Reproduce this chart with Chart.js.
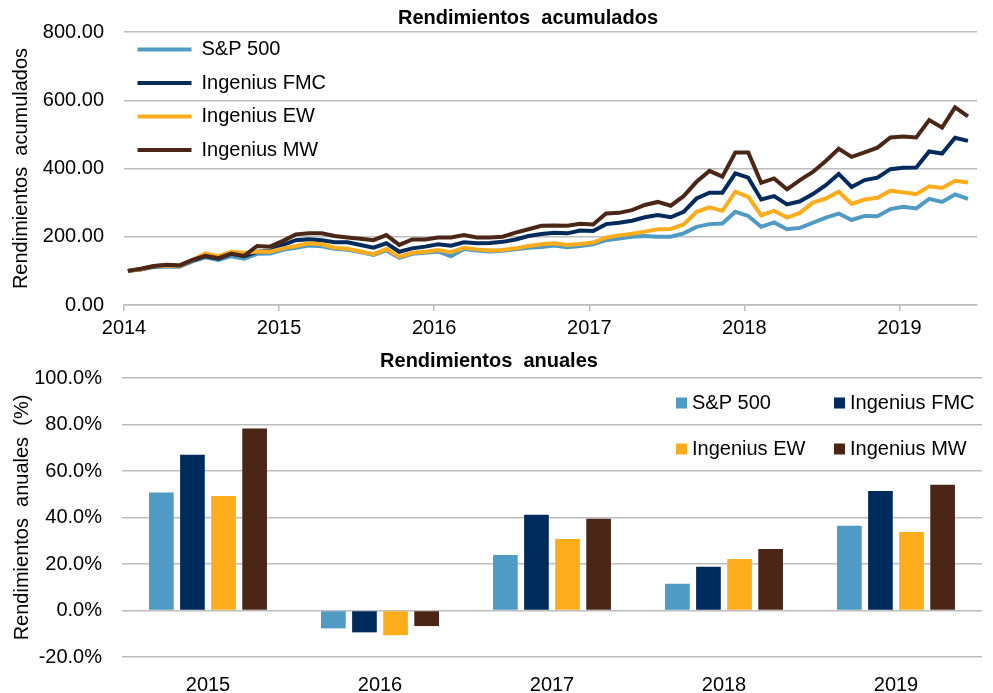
------------------------
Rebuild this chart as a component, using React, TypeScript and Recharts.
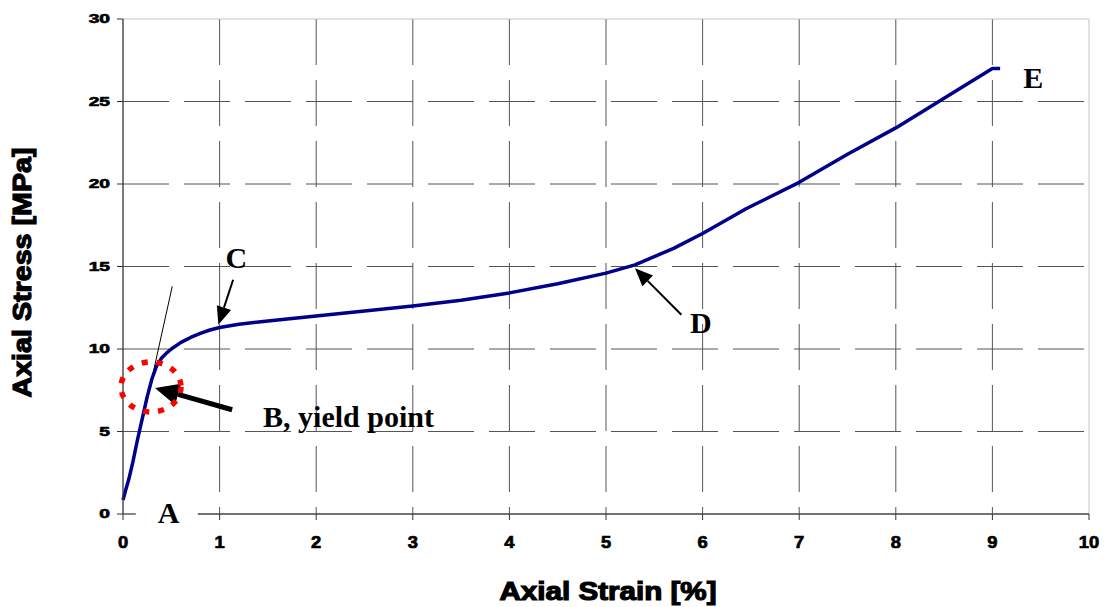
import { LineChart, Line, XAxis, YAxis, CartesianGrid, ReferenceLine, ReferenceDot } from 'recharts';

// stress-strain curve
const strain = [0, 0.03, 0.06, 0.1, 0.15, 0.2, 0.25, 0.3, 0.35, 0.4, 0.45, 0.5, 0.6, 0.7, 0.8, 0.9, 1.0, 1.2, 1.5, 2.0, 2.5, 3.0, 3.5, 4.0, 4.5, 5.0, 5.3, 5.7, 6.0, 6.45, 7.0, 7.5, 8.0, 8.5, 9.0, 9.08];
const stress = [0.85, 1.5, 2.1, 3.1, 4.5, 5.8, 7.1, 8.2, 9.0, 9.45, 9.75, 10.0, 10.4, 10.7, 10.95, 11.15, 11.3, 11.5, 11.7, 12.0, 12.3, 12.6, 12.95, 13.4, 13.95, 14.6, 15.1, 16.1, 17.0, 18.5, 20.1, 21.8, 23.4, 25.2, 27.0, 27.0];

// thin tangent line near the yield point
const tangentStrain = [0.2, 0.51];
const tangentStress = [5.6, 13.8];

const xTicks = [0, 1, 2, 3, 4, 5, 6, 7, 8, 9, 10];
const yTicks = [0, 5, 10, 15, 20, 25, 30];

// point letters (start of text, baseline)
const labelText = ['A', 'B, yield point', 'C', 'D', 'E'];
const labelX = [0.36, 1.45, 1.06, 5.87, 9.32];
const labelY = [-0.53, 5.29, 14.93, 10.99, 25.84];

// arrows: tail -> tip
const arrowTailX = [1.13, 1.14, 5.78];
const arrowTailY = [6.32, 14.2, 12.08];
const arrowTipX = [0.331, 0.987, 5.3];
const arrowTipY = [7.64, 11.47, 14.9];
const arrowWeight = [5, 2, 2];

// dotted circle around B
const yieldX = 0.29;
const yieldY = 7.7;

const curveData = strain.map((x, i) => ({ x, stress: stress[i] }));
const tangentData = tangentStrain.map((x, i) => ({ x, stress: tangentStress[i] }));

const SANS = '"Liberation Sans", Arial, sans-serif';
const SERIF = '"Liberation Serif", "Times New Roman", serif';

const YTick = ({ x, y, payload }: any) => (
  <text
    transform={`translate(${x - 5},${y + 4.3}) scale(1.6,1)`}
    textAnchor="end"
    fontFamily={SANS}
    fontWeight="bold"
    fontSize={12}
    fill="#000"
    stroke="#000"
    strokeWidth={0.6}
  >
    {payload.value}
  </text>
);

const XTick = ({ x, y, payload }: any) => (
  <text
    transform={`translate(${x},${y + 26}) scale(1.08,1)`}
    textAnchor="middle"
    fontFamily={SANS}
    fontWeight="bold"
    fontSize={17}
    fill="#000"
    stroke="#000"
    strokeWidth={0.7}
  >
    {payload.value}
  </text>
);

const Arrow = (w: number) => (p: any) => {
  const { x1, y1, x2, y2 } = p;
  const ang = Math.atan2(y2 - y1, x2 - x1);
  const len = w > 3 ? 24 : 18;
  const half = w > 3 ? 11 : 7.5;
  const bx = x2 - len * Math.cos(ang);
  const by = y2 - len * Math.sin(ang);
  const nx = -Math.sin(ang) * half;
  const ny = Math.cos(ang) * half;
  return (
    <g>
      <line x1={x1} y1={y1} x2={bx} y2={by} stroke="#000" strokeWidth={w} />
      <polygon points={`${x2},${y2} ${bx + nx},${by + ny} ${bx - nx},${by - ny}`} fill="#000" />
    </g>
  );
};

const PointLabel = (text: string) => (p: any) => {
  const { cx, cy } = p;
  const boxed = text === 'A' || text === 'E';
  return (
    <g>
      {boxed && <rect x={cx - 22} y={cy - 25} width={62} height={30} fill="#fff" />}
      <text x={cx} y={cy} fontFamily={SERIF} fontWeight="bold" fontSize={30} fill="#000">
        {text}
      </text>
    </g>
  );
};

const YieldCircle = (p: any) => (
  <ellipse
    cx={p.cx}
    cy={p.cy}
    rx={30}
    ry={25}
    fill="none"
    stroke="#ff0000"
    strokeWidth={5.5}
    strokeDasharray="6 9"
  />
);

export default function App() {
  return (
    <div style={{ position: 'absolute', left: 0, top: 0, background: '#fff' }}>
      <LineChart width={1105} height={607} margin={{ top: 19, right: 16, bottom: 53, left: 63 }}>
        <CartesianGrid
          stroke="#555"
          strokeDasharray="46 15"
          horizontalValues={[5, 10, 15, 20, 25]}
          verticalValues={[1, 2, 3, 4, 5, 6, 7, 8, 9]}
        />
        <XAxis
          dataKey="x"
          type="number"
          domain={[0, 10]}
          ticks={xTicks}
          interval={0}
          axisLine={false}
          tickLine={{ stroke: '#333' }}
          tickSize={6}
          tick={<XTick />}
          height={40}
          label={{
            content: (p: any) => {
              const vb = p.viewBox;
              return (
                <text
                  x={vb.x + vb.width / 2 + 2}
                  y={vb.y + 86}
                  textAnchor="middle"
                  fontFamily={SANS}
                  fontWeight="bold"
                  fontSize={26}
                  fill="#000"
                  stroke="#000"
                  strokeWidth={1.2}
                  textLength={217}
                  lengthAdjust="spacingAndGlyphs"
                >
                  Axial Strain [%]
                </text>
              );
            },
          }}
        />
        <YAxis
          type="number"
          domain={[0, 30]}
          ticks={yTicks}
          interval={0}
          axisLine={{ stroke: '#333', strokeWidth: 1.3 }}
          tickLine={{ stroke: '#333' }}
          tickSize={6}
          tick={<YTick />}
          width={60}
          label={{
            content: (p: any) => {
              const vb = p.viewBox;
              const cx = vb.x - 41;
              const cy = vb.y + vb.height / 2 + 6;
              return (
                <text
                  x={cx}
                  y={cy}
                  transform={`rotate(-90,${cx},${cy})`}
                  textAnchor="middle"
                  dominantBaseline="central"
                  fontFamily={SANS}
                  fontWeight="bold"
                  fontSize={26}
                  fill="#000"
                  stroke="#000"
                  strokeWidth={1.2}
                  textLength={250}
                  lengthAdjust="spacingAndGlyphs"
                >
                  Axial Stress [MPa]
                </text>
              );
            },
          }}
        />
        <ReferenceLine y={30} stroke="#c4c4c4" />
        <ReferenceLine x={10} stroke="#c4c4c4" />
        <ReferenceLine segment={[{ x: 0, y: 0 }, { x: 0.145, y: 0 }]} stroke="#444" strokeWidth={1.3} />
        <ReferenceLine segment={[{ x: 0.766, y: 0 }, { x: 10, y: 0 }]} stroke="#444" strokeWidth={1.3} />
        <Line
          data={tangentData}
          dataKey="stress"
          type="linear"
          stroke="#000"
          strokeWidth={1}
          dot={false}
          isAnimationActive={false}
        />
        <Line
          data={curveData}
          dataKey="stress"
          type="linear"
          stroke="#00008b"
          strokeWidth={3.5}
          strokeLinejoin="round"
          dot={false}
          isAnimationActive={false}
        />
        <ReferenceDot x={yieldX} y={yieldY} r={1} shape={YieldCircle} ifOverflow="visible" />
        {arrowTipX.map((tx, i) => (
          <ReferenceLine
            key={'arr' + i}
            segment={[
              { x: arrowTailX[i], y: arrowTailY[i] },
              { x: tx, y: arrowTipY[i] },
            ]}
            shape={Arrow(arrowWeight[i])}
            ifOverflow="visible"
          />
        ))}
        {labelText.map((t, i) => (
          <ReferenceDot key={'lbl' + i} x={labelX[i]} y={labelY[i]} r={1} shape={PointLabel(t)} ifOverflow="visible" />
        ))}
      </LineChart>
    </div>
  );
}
------------------------
WRITTEN REQUEST → In the listing above, find the line with "Rebuild this chart" and the line with "CartesianGrid, ReferenceLine, ReferenceDot". Copy exactly those lines and all between them, minus the images.

CORRECT ANSWER →
Rebuild this chart as a component, using React, TypeScript and Recharts.
import { LineChart, Line, XAxis, YAxis, CartesianGrid, ReferenceLine, ReferenceDot } from 'recharts';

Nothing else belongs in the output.